Viajamos no tempo. Eu e Zé Ribeiro ali na praça chorando com saudades de Lagarto, tendo Monsenhor Olímpio Campos como testemunha solitária e Timóteo com a sua música despertando o nosso imenso amor por um lugar realmente especial.

Quando o trem parar na estação
Eu sentirei no coração a alegria de chegar
De rever a terra em que nasci
E correr como em criança
Nos verdes campos do lugar.

Há mais de 30 anos moro em Aracaju. Até hoje, todos os dias, ao cair da tarde fecho os olhos e me transporto para Lagarto. No cruzamento das ruas da Glória com Lupicínio Barros revejo minha gente, me reencontro com minha cidade. Com um pouco de esforço, no exato momento em que de algum canto me chegam os acordes da Ave-Maria, ainda percebo bem nítida a imagem de Nelson Ferreira fechando a porta central da agência dos Correios…

É um momento só meu e da terra que me viu nascer.

Impossível não achar que Lagarto ‘é o melhor lugar do mundo’.

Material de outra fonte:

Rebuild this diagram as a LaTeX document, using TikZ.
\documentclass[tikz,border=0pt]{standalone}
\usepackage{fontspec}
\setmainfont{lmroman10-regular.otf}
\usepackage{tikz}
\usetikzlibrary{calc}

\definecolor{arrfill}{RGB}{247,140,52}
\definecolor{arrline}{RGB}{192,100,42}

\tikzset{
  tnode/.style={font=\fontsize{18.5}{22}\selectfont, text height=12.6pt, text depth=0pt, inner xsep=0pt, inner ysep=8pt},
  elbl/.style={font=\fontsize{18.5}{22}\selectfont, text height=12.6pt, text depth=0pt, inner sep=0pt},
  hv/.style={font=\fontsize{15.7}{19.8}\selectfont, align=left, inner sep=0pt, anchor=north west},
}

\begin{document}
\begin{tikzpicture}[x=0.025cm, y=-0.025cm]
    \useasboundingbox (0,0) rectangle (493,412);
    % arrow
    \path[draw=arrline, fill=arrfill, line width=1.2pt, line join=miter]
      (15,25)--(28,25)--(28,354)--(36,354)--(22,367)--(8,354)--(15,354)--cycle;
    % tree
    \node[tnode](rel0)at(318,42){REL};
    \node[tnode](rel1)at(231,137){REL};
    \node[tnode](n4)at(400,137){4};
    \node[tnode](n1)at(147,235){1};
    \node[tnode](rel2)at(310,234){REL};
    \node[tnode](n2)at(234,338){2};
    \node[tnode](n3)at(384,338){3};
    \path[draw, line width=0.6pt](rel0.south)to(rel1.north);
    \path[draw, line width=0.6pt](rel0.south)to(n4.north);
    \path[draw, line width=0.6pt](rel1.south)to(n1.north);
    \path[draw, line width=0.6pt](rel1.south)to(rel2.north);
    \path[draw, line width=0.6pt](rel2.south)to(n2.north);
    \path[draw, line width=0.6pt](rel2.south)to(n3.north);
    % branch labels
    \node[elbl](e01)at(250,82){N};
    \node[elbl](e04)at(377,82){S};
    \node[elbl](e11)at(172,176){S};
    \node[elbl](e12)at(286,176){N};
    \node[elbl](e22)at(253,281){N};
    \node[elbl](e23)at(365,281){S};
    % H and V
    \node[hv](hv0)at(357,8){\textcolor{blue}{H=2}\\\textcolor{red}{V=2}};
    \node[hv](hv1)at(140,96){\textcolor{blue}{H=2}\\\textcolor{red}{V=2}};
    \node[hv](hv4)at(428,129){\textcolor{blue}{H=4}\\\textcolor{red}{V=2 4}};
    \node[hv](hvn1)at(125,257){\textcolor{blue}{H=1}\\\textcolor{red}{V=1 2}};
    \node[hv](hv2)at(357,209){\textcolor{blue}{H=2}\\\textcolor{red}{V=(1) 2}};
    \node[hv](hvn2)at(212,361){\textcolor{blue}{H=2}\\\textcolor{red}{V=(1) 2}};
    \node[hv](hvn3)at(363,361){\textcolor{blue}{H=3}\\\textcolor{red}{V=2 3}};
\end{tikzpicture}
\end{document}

“O valor das coisas não está no tempo em que elas
duram, mas na intensidade com que acontecem.
Por isso existem momentos inesquecíveis,
coisas inexplicáveis e pessoas incomparáveis.”

(Fernando Pessoa)

3 comments

Francisco Silva Souza

Ser lagartense é um privilégio de quem passou por essa terra tão maravilhosa, que tantos sonhos ajudou a realizar, principalmente na época em que éramos como uma só familia. Reunir-se na praça para asistir ao desfile das meninas em noites de novena; os bailes na AAL; o esforço e interesse de cada um em estudar seriamente para os concursos; a relação sincera de amizade, destituida de rancores, inveja ou ciúme. Éramos todos irmãos, procurando ajudar a aqueles que necessitassem de apoio. Não havia droga, nem violencia. Podia-se ainda ouvir serenatas nas noites escuras, quando não havia ainda a energia de Paulo Afonso. Sentar num branco da Praça Filomeno Hora para escutar as músicas transmitidas pela Radiofon, à tardinha ou à noite. Sentir o anseio de desfilar com garbo no dia 7 de setembro, ostentando o uniforme do Laudelino Freire. Quem não se lembras das matinées de calouros no Cine Pérola, dirigido e apresentado por nosso amigo Euler Ferreira? – Tudo era motivo de alegria e de amizade, fenomeno tão elogiado por Mons. Jason. Sinto muita saudade dos amigos daquela época, muitos do quais já se foram como Erval Moura, Mineirinho, Maninho de Zilá (que tanto me encentivou na pratica da fotografia). Como esquecer das missas aos domingos, às 7h00 da manhã, justamente quando nos reuniamos na porta da igreja matriz, para comentar a noite anterior ou combinar o passeio para logo mais, ao Rio Piauí? São doces lembranças que passam como um filme que não tem fim. Que Deus abençoe essa terra de um povo ordeiro, trabalhador e fraternal!
A todos os lagartenses, o meu abraço!
Aracaju (SE), 4 de novembro de 2011.
Chico de Antonio do Café

Edson Ferreira

Parabéns, mano! Você foi bem poético ao citar Fernando Pessoa no final de sua crônica. Continue assim para deleite de muitas Anna Meire do Alem-Tejo.

Anna Meire Correia

Nossa, fiquei com os olhos cheios de lágrimas ao ler esse relato, realmente muito sincero e singelo. É assim que muitas vezes me sinto aqui do outro lado do oceano, na terra de Fernando Pessoa. É pena que não tenho aqui nenhum conterrâneo para dividir a saudade dessa terra que me viu nascer e crescer; a linda Lagarto. Parabenizo a inciativa desse memorial, aqui lendo as crônicas, vendo as fotos, lembrando de nomes que eu cresci ouvindo, sinto-me cada vez mais lagartense e são muitas as vezes que transporto meu pensamento às ruas de Lagarto e às doces lembranças da minha infância. Obrigada por proporcionarem a uma lagartense distante o privilégio de ler coisas tão valiosas. Um dia quero ver tudo isso publicado num livro que eu vou trazer de presente para os meus amigos portugueses.